Rad gave an interview to the Evening Standard yesterday – i.e. the day before Tinder’s parent company Match’s IPO in New York. Normally what he said wouldn’t have caused too many problems, but given the circumstances, it was a howler. Here he is talking about the search for an intellectual challenge in his online dating life.
‘Apparently there’s a term for someone who gets turned on by intellectual stuff. You know, just talking. What’s the word?...I want to say "sodomy"?’
Erm, no. Just no.
Rad checked it out on his phone and swiftly backed away from that, but there was more to come. Talking about the critical Vanity Fair article ‘Tinder and the dawn of the dating apocalypse’, Rad took a mysterious shot at its author Nancy Jo Sales. ‘There’s some stuff about her as an individual that will make you think differently.’
You can almost hear the sirens wailing in Match’s PR department by this stage.
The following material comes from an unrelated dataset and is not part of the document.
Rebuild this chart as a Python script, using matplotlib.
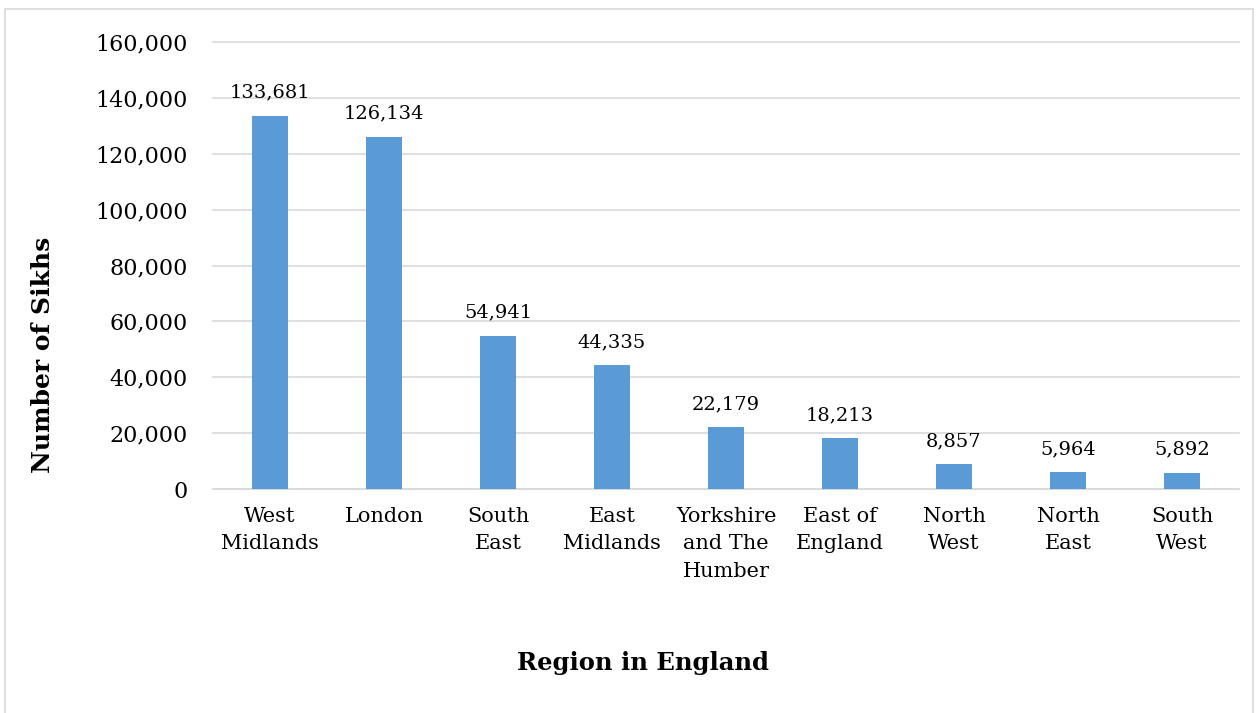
import matplotlib.pyplot as plt
from matplotlib.patches import Rectangle

regions = ["West\nMidlands", "London", "South\nEast", "East\nMidlands",
           "Yorkshire\nand The\nHumber", "East of\nEngland", "North\nWest",
           "North\nEast", "South\nWest"]
sikhs = [133681, 126134, 54941, 44335, 22179, 18213, 8857, 5964, 5892]
yticks = [0, 20000, 40000, 60000, 80000, 100000, 120000, 140000, 160000]

plt.rcParams['font.family'] = ['DejaVu Serif']

fig = plt.figure(figsize=(12.59, 7.13), dpi=100)
ax = fig.add_axes([213 / 1259, 1 - 489 / 713, 1026 / 1259, 447 / 713])

x = range(len(regions))
ax.bar(x, sikhs, width=0.32, color='#5B9BD5', zorder=3)
for i, v in enumerate(sikhs):
    ax.text(i, v + 5000, f"{v:,}", ha='center', va='bottom', fontsize=14)

ax.set_xlim(-0.5, len(regions) - 0.5)
ax.set_ylim(0, 160000)
ax.set_yticks(yticks)
ax.set_yticklabels([f"{t:,}" for t in yticks], fontsize=16)
ax.set_xticks(list(x))
ax.set_xticklabels(regions, fontsize=15, linespacing=1.55)
ax.tick_params(length=0)
ax.tick_params(axis='x', pad=13)
ax.tick_params(axis='y', pad=18)
ax.grid(axis='y', color='#D9D9D9', linewidth=1.2, zorder=0)
for gl in ax.get_ygridlines():
    gl.set_clip_on(False)
for s in ['top', 'right', 'left']:
    ax.spines[s].set_visible(False)
ax.spines['bottom'].set_color('#D9D9D9')
ax.spines['bottom'].set_linewidth(1.2)

fig.text(43 / 1259, 1 - 355 / 713, "Number of Sikhs", rotation=90,
         ha='center', va='center', fontsize=18, fontweight='bold')
fig.text(643 / 1259, 1 - 663 / 713, "Region in England",
         ha='center', va='center', fontsize=17.5, fontweight='bold')

fig.patches.append(Rectangle((5 / 1259, -0.01), 1248 / 1259, 1 - 9 / 713 + 0.01,
                             transform=fig.transFigure, fill=False,
                             edgecolor='#D9D9D9', linewidth=1.2))

fig.savefig('out.png', dpi=100)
Its biggest concern, however, was with an inaccurate statistic about Tinder user numbers. There are 9.6m active daily users, somewhat less than the 80m analysts’ estimate quoted in the article.
This prompted Match, which owns also owns OkCupid among others, to issue a last minute regulatory filing with the American Securities and Exchange Commission disavowing the statistic, and doing the same for Rad’s comments while it was at it.
‘Mr Rad is not a director or executive officer of the Company and was not authorised to make statements on behalf of the Company for purposes of the article. The statements by Mr Rad... are not endorsed or adopted by the Company.’
Match priced its offering at $12 (£7.79) today, at the lower end of expectations, raising $400m. That is almost certainly not the result on Rad’s ill-judged interview, but even if it didn’t cost Match’s own parent firm (and now largest shareholder) IAC any money, it almost certainly caused it an unwelcome headache.